Berlin is a city marked by its history. You cannot visit Berlin without taking a moment to walk along what remains of the “Wall of Shame”, the Berlin Wall; symbol of a now distant past. Open for more than 20 years, the Iron Curtain is sold in small pieces to tourists! The wall has almost disappeared, but the City established a historical journey with 29 information panels.
For those who are passionate about this part of Berlin’s history, there is a museum wall that lies at Checkpoint Charlie, which was the border post between West Berlin to East Berlin. This museum offers a permanent exhibition on the history of the wall.
Address: Friedrichstraße 43-45, D-10969 Berlin-Kreuzberg
You can also find a documentation center that offers an impressive archive on the history of the Iron Curtain.
Address: Bernauer Strasse 111, 13355 Berlin-Mitte.
Another symbol of the city that you shouldn’t miss is the Brandenburg Gate, which dates from 1791. During the Cold War, this was on the east side of the town. Only pedestrians have access to the Gateway can pass through it freely.
If you’re more attracted to art, you should not miss a ride to the Island of Museums. It is an island on the river Spree that houses several museums including the Old Museum and Old National Gallery. Plans for renovations are planned for the coming years since some of these museums have been destroyed in the course of history. It also houses the Berlin Cathedral.
To complete your art history tour, you may visit the East Side Gallery, located between the bridge Oberbaum and Gare de l’Est. This is a gallery of art set outdoors, which includes hundreds of works by various artists from around the world who were inspired by when the Wall fell. The museum measures 1.3 kilometres long. Unfortunately, pollution and graffiti have badly damaged this national monument gallery, but restoration efforts are underway.
In terms of pleasant neighbourhoods to visit, you must visit Mitte, especially on the side of Unter den Linden (Berlin’s Champs Elysees). There are monuments such as the Reichstag, opened in 1894 to house the German Parliament. This was destroyed by fire in 1933 but reopened in 1999 after being rebuilt with plans from the renowned architect Norman Foster.

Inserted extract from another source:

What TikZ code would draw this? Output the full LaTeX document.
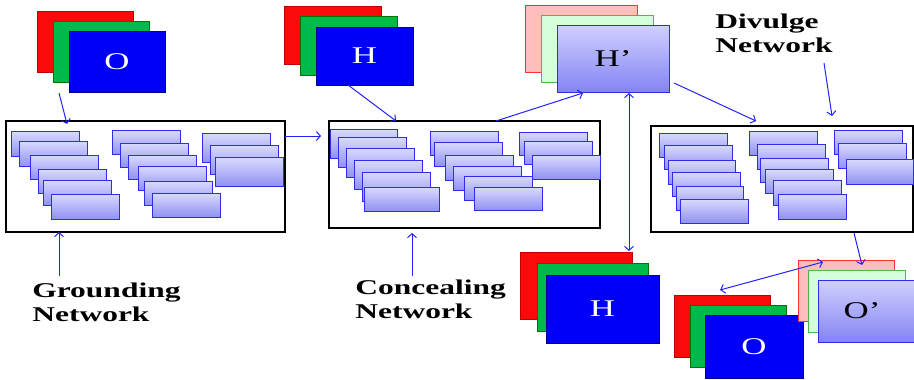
\documentclass[tikz,border=0pt]{standalone}
\usepackage{fontspec}
\setmainfont{Liberation Serif}
\usetikzlibrary{arrows.meta,shadows}

\definecolor{linkblue}{RGB}{35,35,245}
\definecolor{layerred}{RGB}{250,10,10}
\definecolor{layergreen}{RGB}{0,185,75}
\definecolor{layerblue}{RGB}{0,0,250}
\definecolor{palered}{RGB}{255,190,190}
\definecolor{palegreen}{RGB}{212,255,218}
\definecolor{lavtop}{RGB}{208,208,255}
\definecolor{lavbot}{RGB}{132,132,244}
\definecolor{celltop}{RGB}{218,218,255}
\definecolor{cellbot}{RGB}{145,145,243}
\definecolor{cellline}{RGB}{45,45,235}

\tikzset{
  imglayer/.style={inner sep=0pt, outer sep=0pt, anchor=north west, line width=0.6pt,
    drop shadow={shadow xshift=1.2pt, shadow yshift=-1.2pt, opacity=0.3}},
  redlayer/.style={imglayer, draw=red!75!black, fill=layerred},
  greenlayer/.style={imglayer, draw=green!45!black, fill=layergreen},
  bluelayer/.style={imglayer, draw=blue!55!black, fill=layerblue},
  paleredlayer/.style={imglayer, draw=red!80, fill=palered},
  palegreenlayer/.style={imglayer, draw=green!60!black!70, fill=palegreen},
  lavlayer/.style={imglayer, draw=cellline, line width=0.9pt, top color=lavtop, bottom color=lavbot},
  cell/.style={draw=cellline, line width=1pt, top color=celltop, bottom color=cellbot,
    anchor=north west, inner sep=0pt, outer sep=0pt},
  netframe/.style={draw=black, line width=1.4pt, anchor=north west, inner sep=0pt, outer sep=0pt},
  link/.style={draw=linkblue, line width=1pt, -{Straight Barb[length=4pt,width=9pt]}},
  bilink/.style={draw=linkblue, line width=1pt,
    {Straight Barb[length=4pt,width=9pt]}-{Straight Barb[length=4pt,width=9pt]}},
  tag/.style={anchor=north west, inner sep=0pt, align=left,
    font=\fontsize{21}{24}\selectfont\bfseries, xscale=1.5},
  letter/.style={inner sep=0pt, font=\fontsize{24}{24}\selectfont, xscale=1.45},
}

\begin{document}
\begin{tikzpicture}[x=1pt, y=-1pt]
  \useasboundingbox (0,0) rectangle (914,380);

  % networks
  \node[netframe, minimum width=279pt, minimum height=111pt] (ground) at (6,121) {};
  \node[netframe, minimum width=271pt, minimum height=107pt] (conceal) at (329,121) {};
  \node[netframe, minimum width=262pt, minimum height=106pt] (divulge) at (651,126) {};

  \foreach \x/\y/\w/\h in {11/131/68/25, 19/141/68/25, 30/155/68/24, 38/169/68/24, 43/180/68/25, 51/194/68/25,
      112/130/68/24, 120/143/68/24, 128/155/68/24, 138/166/68/24, 144/181/68/24, 152/193/68/24,
      202/133/68/29, 210/145/68/29, 215/157/68/29}
    \node[cell, minimum width=\w pt, minimum height=\h pt] at (\x,\y) {};

  \foreach \x/\y/\w/\h in {330/129/67/29, 338/137/68/30, 346/148/68/29, 354/160/68/29, 362/172/68/29, 364/187/75/24,
      430/131/68/24, 434/142/68/24, 445/155/68/25, 453/166/68/24, 464/176/68/24, 474/187/68/23,
      519/132/68/23, 524/141/68/23, 532/155/68/24}
    \node[cell, minimum width=\w pt, minimum height=\h pt] at (\x,\y) {};

  \foreach \x/\y/\w/\h in {659/133/68/24, 664/145/68/24, 668/160/67/24, 672/172/68/24, 676/186/67/24, 680/199/68/24,
      749/131/68/24, 757/144/68/25, 760/158/68/24, 765/169/68/24, 773/180/68/25, 778/194/68/25,
      834/130/68/24, 838/143/68/25, 846/159/67/25}
    \node[cell, minimum width=\w pt, minimum height=\h pt] at (\x,\y) {};

  % images
  \node[redlayer, minimum width=96pt, minimum height=61pt] (oR) at (37,11) {};
  \node[greenlayer, minimum width=96pt, minimum height=61pt] (oG) at (53,21) {};
  \node[bluelayer, minimum width=96pt, minimum height=61pt] (oB) at (69,31) {};
  \node[letter, text=white] at (oB.center) {O};

  \node[redlayer, minimum width=97pt, minimum height=58pt] (hR) at (284,6) {};
  \node[greenlayer, minimum width=97pt, minimum height=59pt] (hG) at (300,16) {};
  \node[bluelayer, minimum width=97pt, minimum height=58pt] (hB) at (316,27) {};
  \node[letter, text=white] at (hB.center) {H};

  \node[paleredlayer, minimum width=112pt, minimum height=67pt] (hpR) at (525,5) {};
  \node[palegreenlayer, minimum width=112pt, minimum height=67pt] (hpG) at (541,15) {};
  \node[lavlayer, minimum width=112pt, minimum height=67pt] (hpF) at (557,25) {};
  \node[letter] at (hpF.center) {H’};

  \node[redlayer, minimum width=112pt, minimum height=67pt] (hbR) at (520,252) {};
  \node[greenlayer, minimum width=111pt, minimum height=68pt] (hbG) at (537,263) {};
  \node[bluelayer, minimum width=113pt, minimum height=68pt] (hbB) at (546,275) {};
  \node[letter, text=white] at (hbB.center) {H};

  \node[redlayer, minimum width=96pt, minimum height=62pt] (obR) at (674,295) {};
  \node[greenlayer, minimum width=96pt, minimum height=62pt] (obG) at (690,305) {};
  \node[bluelayer, minimum width=98pt, minimum height=63pt] (obB) at (705,315) {};
  \node[letter, text=white] at (obB.center) {O};

  \node[paleredlayer, minimum width=96pt, minimum height=61pt] (opR) at (798,260) {};
  \node[palegreenlayer, minimum width=97pt, minimum height=62pt] (opG) at (808,270) {};
  \node[lavlayer, minimum width=96pt, minimum height=62pt] (opF) at (818,280) {};
  \node[letter] at ([xshift=-4pt]opF.center) {O’};

  % labels
  \node[tag] (gLabel) at (32,283) {Grounding\\Network};
  \node[tag] (cLabel) at (355,280) {Concealing\\Network};
  \node[tag] (dLabel) at (715,14) {Divulge\\Network};
  \coordinate (gTail) at (59,276);
  \coordinate (cTail) at (412,276);
  \coordinate (dTail) at (824,63);
  \coordinate (oTail) at (59,93);

  % flow
  \draw[link] (oTail) -- ([xshift=61pt,yshift=-3pt]ground.north west);
  \draw[link] ([yshift=-15pt]ground.north east) -- ([xshift=-8pt,yshift=-15pt]conceal.north west);
  \draw[link] ([xshift=32pt]hB.south west) -- ([xshift=67pt]conceal.north west);
  \draw[link] ([xshift=167pt]conceal.north west) -- ([xshift=26pt,yshift=-1pt]hpF.south west);
  \draw[bilink] ([xshift=72pt,yshift=-1pt]hpF.south west) -- ([xshift=-3pt,yshift=1pt]hbR.north east);
  \draw[link] ([xshift=5pt,yshift=9pt]hpF.south east) -- ([xshift=105pt,yshift=5pt]divulge.north west);
  \draw[link] ([xshift=203pt,yshift=-1pt]divulge.south west) -- ([xshift=64pt,yshift=-5pt]opR.north west);
  \draw[bilink] ([xshift=46pt,yshift=5pt]obR.north west) -- ([xshift=25pt,yshift=-2pt]opR.north west);

  \draw[link] (gTail) -- (gTail |- ground.south);
  \draw[link, shorten >=5pt] (cTail) -- (cTail |- conceal.south);
  \draw[link] (dTail) -- ([xshift=181pt,yshift=10pt]divulge.north west);
\end{tikzpicture}
\end{document}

The TV Tower (Fernsehturm Berlimner), the tallest tower in Berlin, offers a breathtaking view over the city and its many monuments from two panoramic platforms 203 and 207 meters above ground level. You will find that Berlin is far from being a city of concrete as some may imagine. Actually, there are many green spaces. Just the tower itself has 365 square meters of green spaces. We recommend that you book your tickets online to avoid the long line-ups to visit the tower because it is one of the most important attractions of Berlin.
For football fans, visit the Olympic Stadium in Berlin, which hosted the 2006 World Cup.